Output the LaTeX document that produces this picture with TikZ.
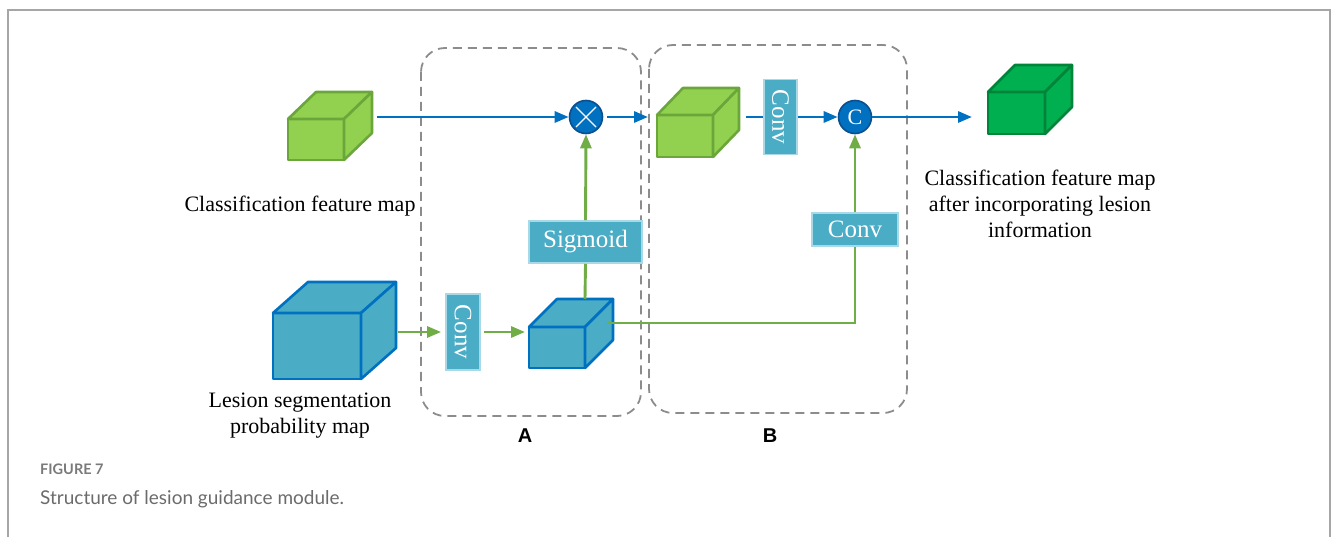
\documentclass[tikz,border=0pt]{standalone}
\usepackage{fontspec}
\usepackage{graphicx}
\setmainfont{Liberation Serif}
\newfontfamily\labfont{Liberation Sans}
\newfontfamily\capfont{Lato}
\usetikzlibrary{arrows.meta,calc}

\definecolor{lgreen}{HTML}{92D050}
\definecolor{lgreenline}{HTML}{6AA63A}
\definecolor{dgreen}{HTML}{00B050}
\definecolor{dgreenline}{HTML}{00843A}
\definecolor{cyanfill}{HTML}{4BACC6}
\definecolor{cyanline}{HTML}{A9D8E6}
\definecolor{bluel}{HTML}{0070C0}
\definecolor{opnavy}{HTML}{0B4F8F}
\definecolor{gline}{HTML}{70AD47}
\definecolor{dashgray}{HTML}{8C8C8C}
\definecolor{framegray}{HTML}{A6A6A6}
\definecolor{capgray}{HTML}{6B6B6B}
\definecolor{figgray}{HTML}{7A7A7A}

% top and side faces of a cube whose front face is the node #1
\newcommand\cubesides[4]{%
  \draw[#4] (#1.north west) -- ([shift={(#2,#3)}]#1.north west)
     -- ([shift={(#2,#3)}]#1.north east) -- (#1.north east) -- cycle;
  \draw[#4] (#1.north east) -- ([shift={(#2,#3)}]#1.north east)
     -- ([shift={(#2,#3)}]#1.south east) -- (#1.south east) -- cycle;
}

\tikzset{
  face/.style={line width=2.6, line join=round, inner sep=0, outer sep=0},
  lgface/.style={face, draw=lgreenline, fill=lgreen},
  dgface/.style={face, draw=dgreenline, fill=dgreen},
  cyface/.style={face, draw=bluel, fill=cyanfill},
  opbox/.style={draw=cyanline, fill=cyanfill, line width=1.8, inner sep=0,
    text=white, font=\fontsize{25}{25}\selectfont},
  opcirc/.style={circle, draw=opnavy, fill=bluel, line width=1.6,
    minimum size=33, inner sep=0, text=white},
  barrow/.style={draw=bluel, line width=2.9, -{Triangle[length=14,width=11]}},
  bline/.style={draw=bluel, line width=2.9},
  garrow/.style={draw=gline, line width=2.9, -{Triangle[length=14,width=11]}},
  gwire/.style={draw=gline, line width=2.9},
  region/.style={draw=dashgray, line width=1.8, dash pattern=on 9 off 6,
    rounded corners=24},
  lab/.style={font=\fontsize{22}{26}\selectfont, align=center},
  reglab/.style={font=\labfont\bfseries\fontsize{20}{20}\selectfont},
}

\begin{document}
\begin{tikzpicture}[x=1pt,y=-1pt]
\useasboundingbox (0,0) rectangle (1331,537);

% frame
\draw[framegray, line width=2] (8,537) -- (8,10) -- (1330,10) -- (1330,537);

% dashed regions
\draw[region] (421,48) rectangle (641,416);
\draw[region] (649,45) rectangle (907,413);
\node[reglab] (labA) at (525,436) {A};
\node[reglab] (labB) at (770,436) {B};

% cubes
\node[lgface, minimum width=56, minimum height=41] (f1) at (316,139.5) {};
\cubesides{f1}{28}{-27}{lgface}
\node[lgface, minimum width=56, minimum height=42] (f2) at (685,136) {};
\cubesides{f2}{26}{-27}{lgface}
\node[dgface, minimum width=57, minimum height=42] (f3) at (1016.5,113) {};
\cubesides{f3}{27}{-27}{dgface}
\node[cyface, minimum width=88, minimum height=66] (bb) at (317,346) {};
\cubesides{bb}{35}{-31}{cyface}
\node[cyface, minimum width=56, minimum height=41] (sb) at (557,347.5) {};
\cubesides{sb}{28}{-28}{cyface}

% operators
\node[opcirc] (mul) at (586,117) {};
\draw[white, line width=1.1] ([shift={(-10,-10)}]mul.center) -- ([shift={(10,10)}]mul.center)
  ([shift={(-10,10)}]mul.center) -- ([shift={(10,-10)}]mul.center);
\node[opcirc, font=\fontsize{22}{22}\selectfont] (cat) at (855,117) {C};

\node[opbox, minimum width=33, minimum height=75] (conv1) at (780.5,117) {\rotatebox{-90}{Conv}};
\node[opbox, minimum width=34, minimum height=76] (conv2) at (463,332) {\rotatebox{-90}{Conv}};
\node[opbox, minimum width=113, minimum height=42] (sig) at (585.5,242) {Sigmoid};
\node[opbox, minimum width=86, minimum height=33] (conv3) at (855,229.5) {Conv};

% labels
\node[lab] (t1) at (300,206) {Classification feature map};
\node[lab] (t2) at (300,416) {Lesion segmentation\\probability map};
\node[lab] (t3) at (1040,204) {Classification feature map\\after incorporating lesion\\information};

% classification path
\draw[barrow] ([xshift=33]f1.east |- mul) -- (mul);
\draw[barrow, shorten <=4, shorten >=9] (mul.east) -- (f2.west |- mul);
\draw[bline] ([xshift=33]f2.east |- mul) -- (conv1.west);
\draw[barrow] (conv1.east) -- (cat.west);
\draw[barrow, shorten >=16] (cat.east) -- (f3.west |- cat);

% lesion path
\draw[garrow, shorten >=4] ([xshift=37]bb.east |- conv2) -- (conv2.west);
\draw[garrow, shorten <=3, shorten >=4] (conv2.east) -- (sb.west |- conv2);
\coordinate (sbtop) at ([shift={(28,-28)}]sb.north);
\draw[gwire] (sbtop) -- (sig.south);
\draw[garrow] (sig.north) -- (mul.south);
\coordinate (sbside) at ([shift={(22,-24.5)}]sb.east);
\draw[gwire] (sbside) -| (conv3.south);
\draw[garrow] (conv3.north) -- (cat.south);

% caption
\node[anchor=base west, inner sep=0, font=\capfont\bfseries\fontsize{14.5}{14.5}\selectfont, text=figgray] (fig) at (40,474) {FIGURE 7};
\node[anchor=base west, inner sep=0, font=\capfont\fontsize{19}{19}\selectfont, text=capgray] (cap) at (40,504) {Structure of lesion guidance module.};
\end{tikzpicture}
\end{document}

-- -- --

- _WORK TO BE COMPLETED_
Copy out each line word for word, please, skipping the images.

- _EXERCISE ANSWER_
Output the LaTeX document that produces this picture with TikZ.
\documentclass[tikz,border=0pt]{standalone}
\usepackage{fontspec}
\usepackage{graphicx}
\setmainfont{Liberation Serif}
\newfontfamily\labfont{Liberation Sans}
\newfontfamily\capfont{Lato}
\usetikzlibrary{arrows.meta,calc}

\definecolor{lgreen}{HTML}{92D050}
\definecolor{lgreenline}{HTML}{6AA63A}
\definecolor{dgreen}{HTML}{00B050}
\definecolor{dgreenline}{HTML}{00843A}
\definecolor{cyanfill}{HTML}{4BACC6}
\definecolor{cyanline}{HTML}{A9D8E6}
\definecolor{bluel}{HTML}{0070C0}
\definecolor{opnavy}{HTML}{0B4F8F}
\definecolor{gline}{HTML}{70AD47}
\definecolor{dashgray}{HTML}{8C8C8C}
\definecolor{framegray}{HTML}{A6A6A6}
\definecolor{capgray}{HTML}{6B6B6B}
\definecolor{figgray}{HTML}{7A7A7A}

% top and side faces of a cube whose front face is the node #1
\newcommand\cubesides[4]{%
  \draw[#4] (#1.north west) -- ([shift={(#2,#3)}]#1.north west)
     -- ([shift={(#2,#3)}]#1.north east) -- (#1.north east) -- cycle;
  \draw[#4] (#1.north east) -- ([shift={(#2,#3)}]#1.north east)
     -- ([shift={(#2,#3)}]#1.south east) -- (#1.south east) -- cycle;
}

\tikzset{
  face/.style={line width=2.6, line join=round, inner sep=0, outer sep=0},
  lgface/.style={face, draw=lgreenline, fill=lgreen},
  dgface/.style={face, draw=dgreenline, fill=dgreen},
  cyface/.style={face, draw=bluel, fill=cyanfill},
  opbox/.style={draw=cyanline, fill=cyanfill, line width=1.8, inner sep=0,
    text=white, font=\fontsize{25}{25}\selectfont},
  opcirc/.style={circle, draw=opnavy, fill=bluel, line width=1.6,
    minimum size=33, inner sep=0, text=white},
  barrow/.style={draw=bluel, line width=2.9, -{Triangle[length=14,width=11]}},
  bline/.style={draw=bluel, line width=2.9},
  garrow/.style={draw=gline, line width=2.9, -{Triangle[length=14,width=11]}},
  gwire/.style={draw=gline, line width=2.9},
  region/.style={draw=dashgray, line width=1.8, dash pattern=on 9 off 6,
    rounded corners=24},
  lab/.style={font=\fontsize{22}{26}\selectfont, align=center},
  reglab/.style={font=\labfont\bfseries\fontsize{20}{20}\selectfont},
}

\begin{document}
\begin{tikzpicture}[x=1pt,y=-1pt]
\useasboundingbox (0,0) rectangle (1331,537);

% frame
\draw[framegray, line width=2] (8,537) -- (8,10) -- (1330,10) -- (1330,537);

% dashed regions
\draw[region] (421,48) rectangle (641,416);
\draw[region] (649,45) rectangle (907,413);
\node[reglab] (labA) at (525,436) {A};
\node[reglab] (labB) at (770,436) {B};

% cubes
\node[lgface, minimum width=56, minimum height=41] (f1) at (316,139.5) {};
\cubesides{f1}{28}{-27}{lgface}
\node[lgface, minimum width=56, minimum height=42] (f2) at (685,136) {};
\cubesides{f2}{26}{-27}{lgface}
\node[dgface, minimum width=57, minimum height=42] (f3) at (1016.5,113) {};
\cubesides{f3}{27}{-27}{dgface}
\node[cyface, minimum width=88, minimum height=66] (bb) at (317,346) {};
\cubesides{bb}{35}{-31}{cyface}
\node[cyface, minimum width=56, minimum height=41] (sb) at (557,347.5) {};
\cubesides{sb}{28}{-28}{cyface}

% operators
\node[opcirc] (mul) at (586,117) {};
\draw[white, line width=1.1] ([shift={(-10,-10)}]mul.center) -- ([shift={(10,10)}]mul.center)
  ([shift={(-10,10)}]mul.center) -- ([shift={(10,-10)}]mul.center);
\node[opcirc, font=\fontsize{22}{22}\selectfont] (cat) at (855,117) {C};

\node[opbox, minimum width=33, minimum height=75] (conv1) at (780.5,117) {\rotatebox{-90}{Conv}};
\node[opbox, minimum width=34, minimum height=76] (conv2) at (463,332) {\rotatebox{-90}{Conv}};
\node[opbox, minimum width=113, minimum height=42] (sig) at (585.5,242) {Sigmoid};
\node[opbox, minimum width=86, minimum height=33] (conv3) at (855,229.5) {Conv};

% labels
\node[lab] (t1) at (300,206) {Classification feature map};
\node[lab] (t2) at (300,416) {Lesion segmentation\\probability map};
\node[lab] (t3) at (1040,204) {Classification feature map\\after incorporating lesion\\information};

% classification path
\draw[barrow] ([xshift=33]f1.east |- mul) -- (mul);
\draw[barrow, shorten <=4, shorten >=9] (mul.east) -- (f2.west |- mul);
\draw[bline] ([xshift=33]f2.east |- mul) -- (conv1.west);
\draw[barrow] (conv1.east) -- (cat.west);
\draw[barrow, shorten >=16] (cat.east) -- (f3.west |- cat);

% lesion path
\draw[garrow, shorten >=4] ([xshift=37]bb.east |- conv2) -- (conv2.west);
\draw[garrow, shorten <=3, shorten >=4] (conv2.east) -- (sb.west |- conv2);
\coordinate (sbtop) at ([shift={(28,-28)}]sb.north);
\draw[gwire] (sbtop) -- (sig.south);
\draw[garrow] (sig.north) -- (mul.south);
\coordinate (sbside) at ([shift={(22,-24.5)}]sb.east);
\draw[gwire] (sbside) -| (conv3.south);
\draw[garrow] (conv3.north) -- (cat.south);

% caption
\node[anchor=base west, inner sep=0, font=\capfont\bfseries\fontsize{14.5}{14.5}\selectfont, text=figgray] (fig) at (40,474) {FIGURE 7};
\node[anchor=base west, inner sep=0, font=\capfont\fontsize{19}{19}\selectfont, text=capgray] (cap) at (40,504) {Structure of lesion guidance module.};
\end{tikzpicture}
\end{document}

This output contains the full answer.